And they are doing it again with Vulkan. With a large majority looking for higher level wrappers instead of dealing directly with its APIs and increasing number of extensions.
This assertion makes no sense. The whole reason why these APIs are specified based on C is that once a C API is available its trivial to develop bindings in any conceivable language. You can't do that if you opt for a flavor of the month.
Furthermore, GPGPU applications are performance-driven, and C is unbeatable in this domain. Thus by providing a standard API in C and by enabling standard implementations to be implemented in C you avoid forcing end-users to pay a performance tax just because someone had an irrational fear of C.
One of the reasons CUDA beat OpenCL was that enough people preferred C++ or Fortran to C and CUDA was happy to accommodate them while OpenCL wasn't.
Nonsense. We're talking about an API. C provides a bare-bones interface that doesn't impose any performance penalty, but just because the API is C nothing forces anyone to implement core functionality in the best tool they can find.
That's like complaining that an air conditioner doesn't cool the room as well as others just because it uses a type F electrical socket instead of a type C plug.
I don't think we are. We are talking about languages.
In CUDA, compute kernels are written in a language called "CUDA C++." In OpenCL 1.2, compute kernels are written in a language called "OpenCL C." Somebody else probably could have (likely did) implement a compiler for their own version of C++ for OpenCL kernels, but the point 'pjmlp was making is that the standard platform did not enable C++ to be used for kernels until long after it was available in CUDA.
NVidia that created a C++ binding to use Vulkan instead of plain C or AMD that had to create higher level bindings for the CAD industry to even bother to look into Vulkan.
This blind advocacy for straight C APIs will turn Vulkan into another OpenCL.
CUDA is clearly performance driven, and is a more mature C++ model.
Template functions are a type-safe way to build different (but similar) compute kernels. Its far easier to use C++ Templates Constexpr and whatever to generate constant-code than to use C-based macros.
In practice, CUDA C++ beats OpenCL C in performance. There's a reason why it is so popular, despite being proprietary and locked down to one company.
The real issue IMO was the split-source. CUDA's single source or HCC's single-source means all your structs and classes work between the GPU and CPU.
If you have a complex datastructure to pass data between the CPU and GPU, you can share all your code on CUDA (or AMD's HCC). But in OpenCL, you have to write a C / C++ / Python version of it, and then rewrite an OpenCL C version of it.

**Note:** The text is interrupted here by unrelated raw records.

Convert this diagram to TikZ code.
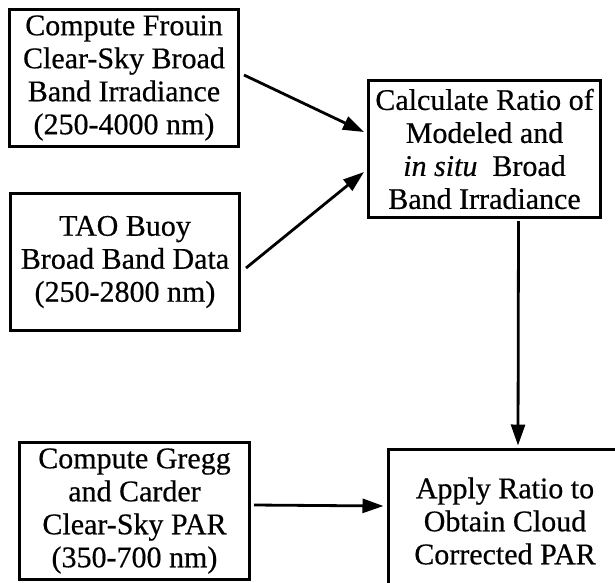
\documentclass[tikz,border=0pt]{standalone}
\usepackage{fontspec}
\setmainfont{Liberation Serif}[FakeBold=0.5]
\usetikzlibrary{arrows.meta}
\begin{document}
\begin{tikzpicture}[x=1pt,y=-1pt,
  box/.style={draw,line width=3pt,align=center,inner sep=0pt,
    font=\fontsize{30}{33}\selectfont},
  conn/.style={line width=2.8pt,-{Triangle[length=21pt,width=14pt]}}]
\useasboundingbox (0,0) rectangle (615,582);
\node[box,minimum width=229pt,minimum height=137pt] (A) at (124,78)
  {Compute Frouin\\Clear-Sky Broad\\Band Irradiance\\(250-4000 nm)};
\node[box,minimum width=229pt,minimum height=137pt] (B) at (125,262)
  {TAO Buoy\\Broad Band Data\\(250-2800 nm)};
\node[box,minimum width=232pt,minimum height=137pt] (C) at (484.5,149)
  {Calculate Ratio of\\Modeled and\\\textit{in situ}\ \ Broad\\Band Irradiance};
\node[box,minimum width=230pt,minimum height=137pt] (D) at (134.5,511)
  {Compute Gregg\\and Carder\\Clear-Sky PAR\\(350-700 nm)};
\node[box,minimum width=234pt,minimum height=144pt] (E) at (505,521)
  {Apply Ratio to\\Obtain Cloud\\Corrected PAR};
\draw[conn] ([xshift=4pt,yshift=3pt]A.east) -- ([xshift=-3pt,yshift=17pt]C.west);
\draw[conn] ([xshift=5pt,yshift=-6pt]B.east) -- ([xshift=-3pt,yshift=-23pt]C.west);
\draw[conn] ([xshift=34pt,yshift=-2pt]C.south) -- ([xshift=13pt,yshift=2pt]E.north);
\draw[conn] ([xshift=3pt,yshift=6pt]D.east) -- ([xshift=-3pt,yshift=15pt]E.west);
\end{tikzpicture}
\end{document}
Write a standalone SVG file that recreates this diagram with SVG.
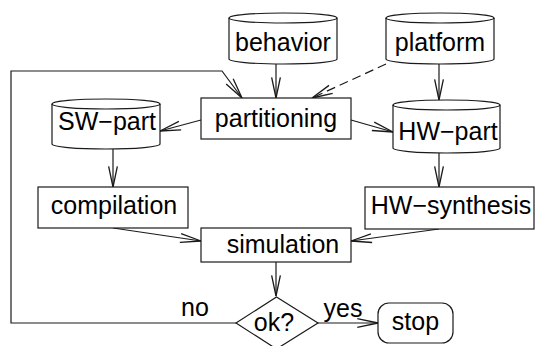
<svg xmlns="http://www.w3.org/2000/svg" width="537" height="346" viewBox="0 0 537 346">
<style>
.s{fill:#fff;stroke:#1a1a1a;stroke-width:1.2}
.c{fill:none;stroke:#1a1a1a;stroke-width:1.2}
text{font-family:"Liberation Sans",Arial,sans-serif;font-size:25px;fill:#000}
.m{text-anchor:middle}
</style>
<defs>
<marker id="a" markerUnits="userSpaceOnUse" markerWidth="24" markerHeight="12" viewBox="-21 -5 22 10" refX="0" refY="0" orient="auto" overflow="visible">
<path d="M-19,-4 L0,0 L-19,4" fill="none" stroke="#1a1a1a" stroke-width="1.2"/>
</marker>
</defs>
<g id="connectors">
<path class="c" d="M276,64 L276,98" marker-end="url(#a)"/>
<path class="c" d="M439,64 L439,100" marker-end="url(#a)"/>
<path class="c" d="M386,64 L312,98" stroke-dasharray="9,5" marker-end="url(#a)"/>
<path class="c" d="M351,120 L393,132" marker-end="url(#a)"/>
<path class="c" d="M201,120 L160,131" marker-end="url(#a)"/>
<path class="c" d="M113,149 L113,187" marker-end="url(#a)"/>
<path class="c" d="M439,153 L439,187" marker-end="url(#a)"/>
<path class="c" d="M113,228 L201,241" marker-end="url(#a)"/>
<path class="c" d="M439,229 L351,241" marker-end="url(#a)"/>
<path class="c" d="M276,262 L276,296" marker-end="url(#a)"/>
<path class="c" d="M317,323 L378,323" marker-end="url(#a)"/>
<path class="c" d="M236,323 L11,323 L11,71 L222,71 L242,98" marker-end="url(#a)"/>
<text x="195" y="316" class="m">no</text>
<text x="343" y="317" class="m">yes</text>
</g>
<g id="behavior">
<path class="s" d="M229,18 L229,59 A54,5 0 0 0 337,59 L337,18 A54,5 0 0 0 229,18 Z"/>
<path class="c" d="M229,18 A54,5 0 0 0 337,18"/>
<text x="283" y="51" class="m">behavior</text>
</g>
<g id="platform">
<path class="s" d="M386,18 L386,59 A54,5 0 0 0 494,59 L494,18 A54,5 0 0 0 386,18 Z"/>
<path class="c" d="M386,18 A54,5 0 0 0 494,18"/>
<text x="440" y="51" class="m">platform</text>
</g>
<g id="partitioning">
<rect class="s" x="201" y="98" width="150" height="41"/>
<text x="276" y="127" class="m">partitioning</text>
</g>
<g id="sw-part">
<path class="s" d="M52,104 L52,144 A54,5 0 0 0 160,144 L160,104 A54,5 0 0 0 52,104 Z"/>
<path class="c" d="M52,104 A54,5 0 0 0 160,104"/>
<text x="107" y="130" class="m">SW−part</text>
</g>
<g id="hw-part">
<path class="s" d="M393,105 L393,148 A53.5,5 0 0 0 500,148 L500,105 A53.5,5 0 0 0 393,105 Z"/>
<path class="c" d="M393,105 A53.5,5 0 0 0 500,105"/>
<text x="448" y="140" class="m">HW−part</text>
</g>
<g id="compilation">
<rect class="s" x="38" y="187" width="150" height="41"/>
<text x="114" y="214" class="m">compilation</text>
</g>
<g id="hw-synthesis">
<rect class="s" x="365" y="187" width="169" height="42"/>
<text x="451" y="214" class="m">HW−synthesis</text>
</g>
<g id="simulation">
<rect class="s" x="201" y="228" width="150" height="34"/>
<text x="283" y="253" class="m">simulation</text>
</g>
<g id="ok">
<path class="s" d="M276.5,297 L318,323 L276.5,349 L236,323 Z"/>
<text x="274" y="331" class="m">ok?</text>
</g>
<g id="stop">
<rect class="s" x="378" y="303" width="75" height="40" rx="11" ry="11"/>
<text x="415.5" y="330" class="m">stop</text>
</g>
</svg>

OpenCL C is driven by this interpreter / runtime compiler thingy, which just causes issues in practice. The compiler is embedded into the device driver.
Since AMD's OpenCL compiler is buggy, this means that different versions of AMD's drivers will segfault on different sets of code. As in, your single OpenCL program may work on 19.1.1 AMD Drivers, but it may segfault on version 18.7.2.
The single-source compile-ahead-of-time methodology means that compiler bugs stay in developer land. IIRC, NVidia CUDA also had some bugs, but you can just rewrite your code to handle it (or upgrade your developer's compilers when the fix becomes available).
That's simply not possible with OpenCL's model.